Wenn der Urmensch beispielsweise mit einer Keule vor seiner Höhle stand und gerufen hat: „Weg da – das ist meine Höhle!“ oder was wahrscheinlicher ist, einfach nur laut gebrüllt, mit der Faust gedroht und die Keule geschwungen hat, wollte er mit seiner Laut- und Zeichensprache letztlich doch irgendwie erreichen, dass der andere seinen Wohnsitz und sein Revier respektiert und weiterzieht. Er wollte sich mit ihm auf etwas verständigen und hat damit einen allerersten archaischen Verständigungsprozess in Gang gebracht.
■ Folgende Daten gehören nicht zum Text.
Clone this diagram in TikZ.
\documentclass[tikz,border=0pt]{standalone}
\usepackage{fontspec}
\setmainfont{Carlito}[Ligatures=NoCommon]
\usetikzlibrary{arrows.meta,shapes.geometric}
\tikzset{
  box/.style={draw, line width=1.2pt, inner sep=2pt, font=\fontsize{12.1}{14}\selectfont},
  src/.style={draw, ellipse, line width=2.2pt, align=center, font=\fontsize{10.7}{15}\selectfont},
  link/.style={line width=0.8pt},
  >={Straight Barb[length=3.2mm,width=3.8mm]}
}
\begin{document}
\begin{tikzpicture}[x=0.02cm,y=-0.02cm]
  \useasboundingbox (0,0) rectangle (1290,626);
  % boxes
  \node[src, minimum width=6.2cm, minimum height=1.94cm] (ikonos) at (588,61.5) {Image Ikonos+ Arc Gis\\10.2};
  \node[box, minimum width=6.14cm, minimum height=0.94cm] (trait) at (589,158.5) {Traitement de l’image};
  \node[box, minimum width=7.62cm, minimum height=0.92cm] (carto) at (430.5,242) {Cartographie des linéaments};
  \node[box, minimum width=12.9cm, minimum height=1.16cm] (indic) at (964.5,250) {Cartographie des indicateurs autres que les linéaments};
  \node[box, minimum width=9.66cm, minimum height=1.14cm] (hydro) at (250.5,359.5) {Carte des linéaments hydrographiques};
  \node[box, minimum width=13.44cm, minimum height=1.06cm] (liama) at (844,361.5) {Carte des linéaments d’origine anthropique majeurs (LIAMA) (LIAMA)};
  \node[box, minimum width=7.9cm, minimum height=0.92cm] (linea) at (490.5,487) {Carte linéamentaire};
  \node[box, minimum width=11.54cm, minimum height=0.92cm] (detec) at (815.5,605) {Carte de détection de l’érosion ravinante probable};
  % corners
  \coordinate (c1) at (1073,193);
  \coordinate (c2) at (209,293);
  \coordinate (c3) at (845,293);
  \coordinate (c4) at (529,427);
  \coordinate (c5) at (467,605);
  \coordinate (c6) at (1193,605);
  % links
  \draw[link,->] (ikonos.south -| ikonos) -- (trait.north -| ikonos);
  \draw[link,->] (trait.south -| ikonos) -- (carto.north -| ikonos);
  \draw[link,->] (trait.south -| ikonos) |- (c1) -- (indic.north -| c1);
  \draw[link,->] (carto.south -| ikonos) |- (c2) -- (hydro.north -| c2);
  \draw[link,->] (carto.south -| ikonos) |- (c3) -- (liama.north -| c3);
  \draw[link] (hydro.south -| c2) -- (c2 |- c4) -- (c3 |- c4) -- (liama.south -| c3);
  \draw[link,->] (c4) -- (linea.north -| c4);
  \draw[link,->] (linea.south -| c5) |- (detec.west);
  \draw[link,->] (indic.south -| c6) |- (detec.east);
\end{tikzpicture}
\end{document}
Vielleicht waren die ersten Worte in der Geschichte der Menschheit auch Warnrufe eines Jägers, der seine Stammesmitglieder auf ein gefährliches Tier aufmerksam machen wollte oder ein beruhigender Summton einer Mutter an ihr Kind gerichtet. In jedem Fall begann mit dem ersten Satz ein zunehmender Austausch von Lauten, Handzeichen, Wörtern und Sätzen. Denn nachdem der Wunsch nach Verständigung erst einmal in der Welt war, entfaltete er seine eigentümlich verbindende Wirkung, an deren Ende nach Habermas eine Weltgesellschaft stehen kann, in der die Menschheit den „allgemeinen und ungezwungen Konsens“ verwirklicht, jenseits von Herkunft, Kapital und Bildung ihrer Mitglieder. Es regieren dann, so Habermas, nicht mehr Macht und Gewalt, sondern der „zwanglose Zwang des besseren Argumentes“. 5

Diese positive Prognose ist, darauf legt Habermas größten Wert, keine idealistische Annahme, sondern eine nachweisbare Entwicklung, die in der Sprache selbst fest verankert ist.
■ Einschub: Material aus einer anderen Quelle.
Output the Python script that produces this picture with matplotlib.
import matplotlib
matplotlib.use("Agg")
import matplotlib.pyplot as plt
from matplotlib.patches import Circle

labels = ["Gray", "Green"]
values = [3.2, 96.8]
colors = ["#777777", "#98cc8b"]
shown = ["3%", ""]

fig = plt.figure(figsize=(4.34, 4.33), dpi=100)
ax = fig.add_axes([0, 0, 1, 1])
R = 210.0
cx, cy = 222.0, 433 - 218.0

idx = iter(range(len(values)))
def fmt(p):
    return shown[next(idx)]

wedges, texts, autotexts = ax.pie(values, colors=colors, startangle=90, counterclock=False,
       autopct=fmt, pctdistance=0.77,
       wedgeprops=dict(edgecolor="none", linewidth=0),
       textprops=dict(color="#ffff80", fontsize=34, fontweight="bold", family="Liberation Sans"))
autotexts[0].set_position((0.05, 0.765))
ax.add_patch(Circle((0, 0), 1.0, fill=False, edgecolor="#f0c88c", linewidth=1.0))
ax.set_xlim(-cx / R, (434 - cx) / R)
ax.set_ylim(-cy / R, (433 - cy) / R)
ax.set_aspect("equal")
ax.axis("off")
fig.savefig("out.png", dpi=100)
Und tatsächlich gelingt es Habermas in seinem Hauptwerk, der ‚Theorie des kommunikativen Handelns‘, und einigen vorbereitenden Büchern wie der ‚Universalpragmatik‘ in akribischer Kleinarbeit zu belegen, dass in jedem unserer Alltagssätze, also in jeder beliebigen Sprechhandlung, bereits der Keim für eine spätere Verständigung angelegt ist, egal wann und wo jemand irgendetwas sagt. Deshalb schreibt Habermas selbstbewusst:

Habermas entwickelt also die spannende These, dass jeder, der spricht, ob er nun will oder nicht, automatisch bestimmte ‚Ansprüche‘ erhebt, das heißt Annahmen macht und diese Annahmen letztlich auf vernünftige Verständigung abzielen. Denn jeder von uns, der die Lippen bewegt und redet, so Habermas, muss, ohne es auszusprechen und vielleicht sogar ohne es selbst immer gleich zu merken, erst mal ein paar unterschwellige Annahmen machen und unterstellen, dass seine Annahmen auch richtig sind und eingelöst werden können. Eben diese Annahmen, die bei jedem Gespräch unbemerkt mitschwingen, bezeichnet Habermas als ‚universale Geltungsansprüche‘.

Einer von diesen ‚universalen Geltungsansprüchen‘ besteht zum Beispiel schlicht und einfach darin, dass wir in dem Moment, in dem wir zu sprechen beginnen, den Anspruch haben, dass der andere uns akustisch und inhaltlich auch versteht, also dass ich zum Beispiel laut genug rede und dass der andere den Inhalt irgendwie entschlüsseln kann, also dieselbe Landessprache spricht und zudem alt genug ist, meine Worte grammatikalisch und inhaltlich auch irgendwie zu begreifen. Kurz und knapp – wenn wir etwas sagen, dann unterstellen wir, dass das Gesagte auch die Chance hat, gehört und verstanden zu werden. Umgekehrt unterstellen und verlangen wir von unserem Gegenüber genau dasselbe, nämlich dass der andere, wenn er etwas zu mir sagt, dies in einer Weise macht, dass ich es ebenfalls verstehen kann.